Abstract
In India, elite law firms offer a surprising oasis for women within a hostile, predominantly male industry. Less than 10 percent of the country’s lawyers are female, but women in the most prestigious firms are significantly represented both at entry and partnership. Elite workspaces are notorious for being unfriendly to new actors, so what allows for aberration in certain workspaces? Drawing from observations and interviews with more than 130 elite professionals, Accidental Feminism examines how a range of underlying mechanisms—gendered socialization and essentialism, family structures and dynamics, and firm and regulatory histories—afford certain professionals egalitarian outcomes that are not available to their local and global peers.
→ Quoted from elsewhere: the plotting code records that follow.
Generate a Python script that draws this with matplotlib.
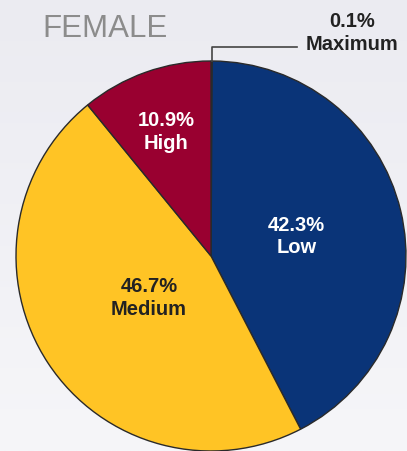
import matplotlib.pyplot as plt
import numpy as np
from matplotlib.colors import LinearSegmentedColormap

plt.rcParams['font.family'] = ['Liberation Sans', 'DejaVu Sans']

# Risk level shares, female
labels = ["Maximum", "Low", "Medium", "High"]
shares = [0.1, 42.3, 46.7, 10.9]
colors = ["#9a9a9a", "#0a3478", "#ffc425", "#990030"]
title = "FEMALE"

W, H = 407, 452
fig = plt.figure(figsize=(W / 100, H / 100), dpi=100)

# background gradient
bg = fig.add_axes([0, 0, 1, 1])
grad = np.linspace(0, 1, 256).reshape(-1, 1)
cmap = LinearSegmentedColormap.from_list("bg", ["#ebebf1", "#f6f6f9"])
bg.imshow(grad, aspect="auto", cmap=cmap, extent=[0, 1, 0, 1], origin="upper")
bg.axis("off")

ax = fig.add_axes([0, 0, 1, 1])
ax.patch.set_alpha(0)

cx, cy, r = 211, H - 257, 195
wedges, _ = ax.pie(shares, colors=colors, startangle=90, counterclock=False,
                   center=(cx, cy), radius=r, frame=True,
                   wedgeprops=dict(edgecolor="#2a2a2a", linewidth=1.0))
ax.set_xlim(0, W)
ax.set_ylim(0, H)
ax.axis("off")

# labels inside slices
dist = [None, 0.45, 0.38, 0.68]
for w, lab, val, d in zip(wedges, labels, shares, dist):
    if d is None:
        continue
    ang = np.deg2rad((w.theta1 + w.theta2) / 2)
    tx = cx + r * d * np.cos(ang)
    ty = cy + r * d * np.sin(ang)
    tc = "#222222" if lab == "Medium" else "white"
    ax.text(tx, ty, f"{val}%\n{lab}", ha="center", va="center", color=tc,
            fontsize=14.5, fontweight="bold", linespacing=1.25)

# leader line for the thin Maximum slice
w0 = wedges[0]
ang0 = np.deg2rad((w0.theta1 + w0.theta2) / 2)
x0 = cx + r * np.cos(ang0)
y0 = cy + r * np.sin(ang0)
ax.plot([x0, x0, 297], [y0, H - 48, H - 48], color="#444444", lw=1.2)
ax.text(352, H - 33, f"{shares[0]}%\n{labels[0]}", ha="center", va="center",
        color="#222222", fontsize=14.5, fontweight="bold", linespacing=1.25)

ax.text(42, H - 29, title, ha="left", va="center", color="#8c8c8c", fontsize=22.5)

fig.savefig("out.png", dpi=100)
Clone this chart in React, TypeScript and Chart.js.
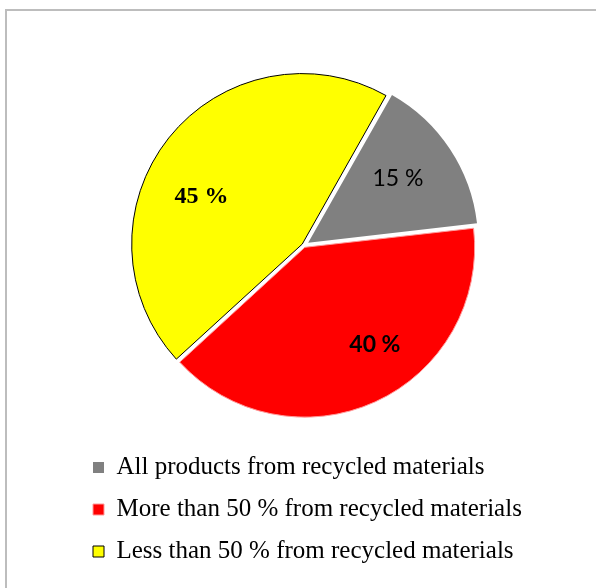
import React, { useEffect, useRef } from "react";
import { Chart, registerables } from "chart.js";

Chart.register(...registerables);

const categories = [
  "All products from recycled materials",
  "More than 50 % from recycled materials",
  "Less than 50 % from recycled materials",
];
const shares = [15, 40, 45];

const sliceColors = ["#808080", "#ff0000", "#ffff00"];
const sliceBorderColors = ["#808080", "#ff9a9a", "#000000"];
const sliceBorderWidths = [0, 1, 1];
const sliceOffsets = [20, 8, 9];

// label placement (fraction of radius, angular nudge in degrees) and fonts
const labelDist = [0.683, 0.722, 0.672];
const labelShift = [-2, -11, -13];
const labelFonts = [
  'normal 23px Lato, "Open Sans", sans-serif',
  'bold 23px Lato, "Open Sans", sans-serif',
  'bold 24px "Liberation Serif", "Times New Roman", serif',
];

const labelPlugin = {
  id: "sliceLabels",
  afterDatasetsDraw(chart: any) {
    const ctx = chart.ctx;
    const meta = chart.getDatasetMeta(0);
    meta.data.forEach((arc: any, i: number) => {
      const { x, y, startAngle, endAngle, outerRadius } = arc.getProps(
        ["x", "y", "startAngle", "endAngle", "outerRadius"],
        true
      );
      const mid = (startAngle + endAngle) / 2 + (labelShift[i] * Math.PI) / 180;
      const d = outerRadius * labelDist[i];
      ctx.save();
      ctx.font = labelFonts[i];
      ctx.fillStyle = "#000";
      ctx.textAlign = "center";
      ctx.textBaseline = "middle";
      ctx.fillText(`${shares[i]} %`, x + Math.cos(mid) * d, y + Math.sin(mid) * d);
      ctx.restore();
    });
  },
};

export default function App() {
  const ref = useRef<HTMLCanvasElement | null>(null);

  useEffect(() => {
    if (!ref.current) return;
    const chart = new Chart(ref.current, {
      type: "pie",
      data: {
        labels: categories,
        datasets: [
          {
            data: shares,
            backgroundColor: sliceColors,
            borderColor: sliceBorderColors,
            borderWidth: sliceBorderWidths,
            offset: sliceOffsets,
            radius: 169,
            rotation: 29.5,
          } as any,
        ],
      },
      options: {
        responsive: false,
        animation: false,
        rotation: 29.5,
        layout: { padding: { left: 76, right: 64, top: 53, bottom: 14 } },
        plugins: {
          legend: {
            position: "bottom",
            align: "start",
            labels: {
              boxWidth: 11,
              boxHeight: 11,
              padding: 17,
              color: "#000",
              font: { family: '"Liberation Serif", "Times New Roman", serif', size: 25 },
            },
          },
          tooltip: { enabled: false },
        },
      } as any,
      plugins: [labelPlugin],
    });
    return () => chart.destroy();
  }, []);

  return (
    <div style={{ position: "fixed", left: 0, top: 0, width: 596, height: 588, background: "#fff", overflow: "hidden" }}>
      <div
        style={{
          position: "absolute",
          left: 5,
          top: 9,
          width: 700,
          height: 700,
          borderTop: "2px solid #bdbdbd",
          borderLeft: "2px solid #bdbdbd",
        }}
      />
      <canvas ref={ref} width={596} height={588} style={{ position: "absolute", left: 0, top: 0 }} />
    </div>
  );
}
Juxtaposing findings on the legal profession with those on elite consulting firms, Swethaa Ballakrishnen reveals that parity arises not from a commitment to create feminist organizations, but from structural factors that incidentally come together to do gender differently. Simultaneously, their research offers notes of caution: while conditional convergence may create equality in ways that more targeted endeavors fail to achieve, “accidental” developments are hard to replicate, and are, in this case, buttressed by embedded inequalities. Ballakrishnen examines whether gender parity produced without institutional sanction should still be considered feminist. In offering new ways to think about equality movements and outcomes, Accidental Feminism forces readers to critically consider the work of intention in progress narratives.
About the Speaker
Swethaa Ballakrishnen is Assistant Professor of Law (and, by courtesy, of Sociology, Asian American Studies, and Criminology, Law and Society) at the University of California, Irvine. Primarily oriented within a critical socio-legal praxis, they write, think, and teach about law's connection to actors/institutions/relationships at the periphery, usually around identities/queers/souths. Ballakrishnen’s work has appeared in, among other journals, the Law and Society Review, Law and Social Inquiry, International Journal of the Legal Profession, and the Canadian Review of Sociology. Accidental Feminism (Princeton UP 2021) is their first book. Other book projects focus on collaborative legal globalization (Invisible Institutionalisms, ed. w/Sara Dezalay), gendered inheritances of constitutional privacy (Gender Regimes w/Kalpana Kannabiran), and inequ(al)ities in legal education (ed. w/Bryant Garth).